RUBAIYÁT
Do Rubaiyát de Omar Khayyam já
se disse ser a “Bíblia da Incredulidade”. Desde
a segunda metade do Oitocentos, quando os traduziu, ou, melhor,
os recriou em inglês Edward Fitzgerald, poucos versos foram
tão lidos e tão sofridos, no Ocidente, quanto esses
de um matemático e astrônomo persa do século
XI, que, sendo talvez, mais do que um ateu, um inimigo de Deus,
tinha a vocação dos místicos.
Ao fazer o elogio do vinho e da embriaguez como
remédio para a desesperança da vida (que seria apenas
uma brevíssima interrupção num grande Nada),
Omar Khayyam nos convida à fruição do presente,
com suas rosas, pássaros, música e amores, como se
o instante pudesse ser um simulacro da eternidade, e nos convoca
para um jogo fugaz, lembrando a todo tempo que o universo é
inexplicável, e mais parece a criação de um
insensato.
Fitzgerald provavelmente participava do pessimismo
de Omar Khayyam e o acompanhava no gosto pelas tiradas heréticas.
O contrário se passava com João Baptista de Mello
e Souza (1888-1969), que desde 1959 tinha pronta esta tradução
do Rubaiyát. Homem de fé, era um otimista,
encantado pela vida, como se vê no seu livro de memórias
de infância, Meninos de Queluz, de leitura inesquecível.
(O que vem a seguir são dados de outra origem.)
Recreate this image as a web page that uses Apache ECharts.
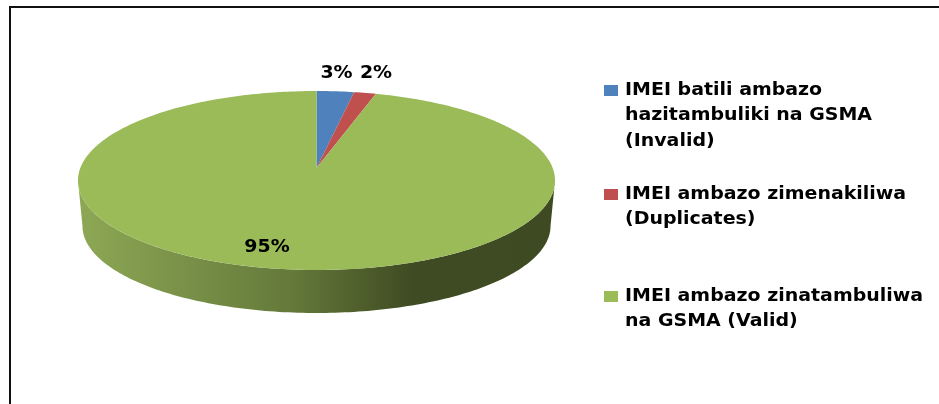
<!DOCTYPE html>
<html>
<head>
<meta charset="utf-8">
<style>
  html, body { margin: 0; padding: 0; background: #fff; }
  #chart { width: 939px; height: 404px; }
</style>
<script src="https://cdn.jsdelivr.net/npm/echarts@6/dist/echarts.min.js"></script>
</head>
<body>
<div id="chart"></div>
<script>
const sliceNames = ['Invalid', 'Duplicates', 'Valid']
const sliceValues = [2.9, 1.7, 95.4]
const sliceColors = ['#4f81bd', '#c0504d', '#9bbb59']
const legendLabels = [
  ['IMEI batili ambazo', 'hazitambuliki na GSMA', '(Invalid)'],
  ['IMEI ambazo zimenakiliwa', '(Duplicates)'],
  ['IMEI ambazo zinatambuliwa', 'na GSMA (Valid)']
]

const total = sliceValues.reduce((a, b) => a + b, 0)
const FONT = 'bold 18px "DejaVu Sans"'
const TEXT_STRETCH = 1.054 // the source image is stretched sideways a little

// the pie is tilted, so the hub sits above the middle of the ellipse
const apex = {x: 316.5, y: 168}
const persp = 0.1397
const scaleX = 236.2
const scaleY = 87.75
const base = {cx: 316.5, cy: 180.5, rx: 238.5, ry: 89.5, cy2: 226, rx2: 234, ry2: 87}

// angle in degrees, clockwise from 12 o'clock
function rim(deg) {
  const t = deg * Math.PI / 180
  const d = 1 + persp * Math.cos(t)
  return [apex.x + scaleX * Math.sin(t) / d, apex.y - scaleY * Math.cos(t) / d]
}

function lowerRim(deg) {
  const p = rim(deg)
  return [
    base.cx + (p[0] - base.cx) * base.rx2 / base.rx,
    base.cy2 + (p[1] - base.cy) * base.ry2 / base.ry
  ]
}

function sweep(from, to, fn) {
  const pts = []
  const n = Math.max(2, Math.ceil(Math.abs(to - from)))
  for (let i = 0; i <= n; i++) pts.push(fn(from + (to - from) * i / n))
  return pts
}

const labelPos = [[336.5, 73], [376, 73], [267, 247]]

function renderSlice(params, api) {
  const i = params.dataIndex
  let start = 0
  for (let k = 0; k < i; k++) start += sliceValues[k] / total * 360
  const end = start + api.value(0) / total * 360
  const children = []

  // side wall, only the part facing the viewer
  const visFrom = Math.max(start, 98)
  const visTo = Math.min(end, 262)
  if (visTo > visFrom) {
    children.push({
      type: 'polygon',
      shape: {points: sweep(visFrom, visTo, rim).concat(sweep(visTo, visFrom, lowerRim))},
      style: {
        fill: new echarts.graphic.LinearGradient(1, 0, 0, 0, [
          {offset: 0, color: '#3e4a21'},
          {offset: 0.3, color: '#3f4b22'},
          {offset: 0.55, color: '#64793a'},
          {offset: 1, color: '#8da855'}
        ])
      }
    })
  }

  children.push({
    type: 'polygon',
    shape: {points: [[apex.x, apex.y]].concat(sweep(start, end, rim))},
    style: {fill: sliceColors[i]}
  })

  children.push({
    type: 'text',
    z2: 10,
    x: labelPos[i][0],
    y: labelPos[i][1],
    scaleX: TEXT_STRETCH,
    style: {
      text: Math.round(api.value(0)) + '%',
      font: FONT,
      fill: '#000',
      align: 'center',
      verticalAlign: 'middle'
    }
  })
  return {type: 'group', children}
}

const legendTop = [90, 194, 296]
const lineGap = 25.5
const legendGraphics = []
legendLabels.forEach((lines, i) => {
  legendGraphics.push({
    type: 'rect',
    shape: {x: 604, y: legendTop[i] - 5, width: 14, height: 11},
    style: {fill: sliceColors[i]}
  })
  lines.forEach((line, j) => {
    legendGraphics.push({
      type: 'text',
      x: 625,
      y: legendTop[i] + j * lineGap,
      scaleX: TEXT_STRETCH,
      style: {
        text: line,
        font: FONT,
        fill: '#000',
        verticalAlign: 'middle'
      }
    })
  })
})

const frame = {
  type: 'polyline',
  shape: {points: [[10, 404], [10, 7], [939, 7]]},
  style: {stroke: '#111', lineWidth: 2, fill: null}
}

const chart = echarts.init(document.getElementById('chart'), null, {renderer: 'canvas'})
chart.setOption({
  animation: false,
  backgroundColor: '#fff',
  graphic: {elements: [frame].concat(legendGraphics)},
  series: [{
    type: 'custom',
    coordinateSystem: 'none',
    renderItem: renderSlice,
    data: sliceValues.map((v, i) => ({name: sliceNames[i], value: [v]}))
  }]
})
</script>
</body>
</html>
J. B. de Mello e Souza apaixonou-se pela poesia
de Omar Khayyam porque esta lhe dizia todo o oposto do que acreditava,
e, a imitar o dramaturgo que entusiasticamente empresta vida a uma
personagem que lhe encarna a diferença, deu-lhe novamente,
com mestria e beleza, voz em português.
Aqueles que, desde muito, conhecem a poesia do
persa a reencontrarão neste volume com uma dicção
diferente, personalíssima. Os que dela só tinham notícia
se comoverão ao receber, vindas de tão longe no tempo,
estas lições sobre a inutilidade da aventura humana.
E não mais esquecerão o impacto destes versos.
Alberto da Costa e Silva
Historiador, membro da ABL
QUARTA CAPA:
Seria longo esboçar o capítulo
da fortuna de Khayyam em língua portuguesa, dentro da qual
se integra hoje, com destaque, João Baptista de Mello
e Souza, através de uma tradução baseada
nas edições inglesas e francesas não posteriores
à década de 1950, com o que de melhor haviam alcançado
os especialistas. O corpus khayammiano era – e continua sendo
– um quase insolúvel quebra-cabeça, do volume
de poemas à autoria, cujo território poético
se apresenta minguante ou crescente, de acordo com o prisma de leitura
ou com a flutuação de novos (e nem sempre corretos)
acréscimos de poemas, fora do cânon estabelecido.(...)
Mello e Souza escolhe um instrumento bem temperado, atento ao Lá
fundamental, sem maiores dissonâncias, a que junta o colorido
semântico e a variedade rítmica. (...) Importa dizer,
contudo, que a tradução de Mello Souza houve-se bem,
íntimo da língua de chegada e da poesia brasileira,
sobretudo do legado simbolista e parnasiano, assim como de boa parte
do modernismo. É livro que enriquece o capítulo da
literatura persa no Brasil e que merece todo o nosso aplauso.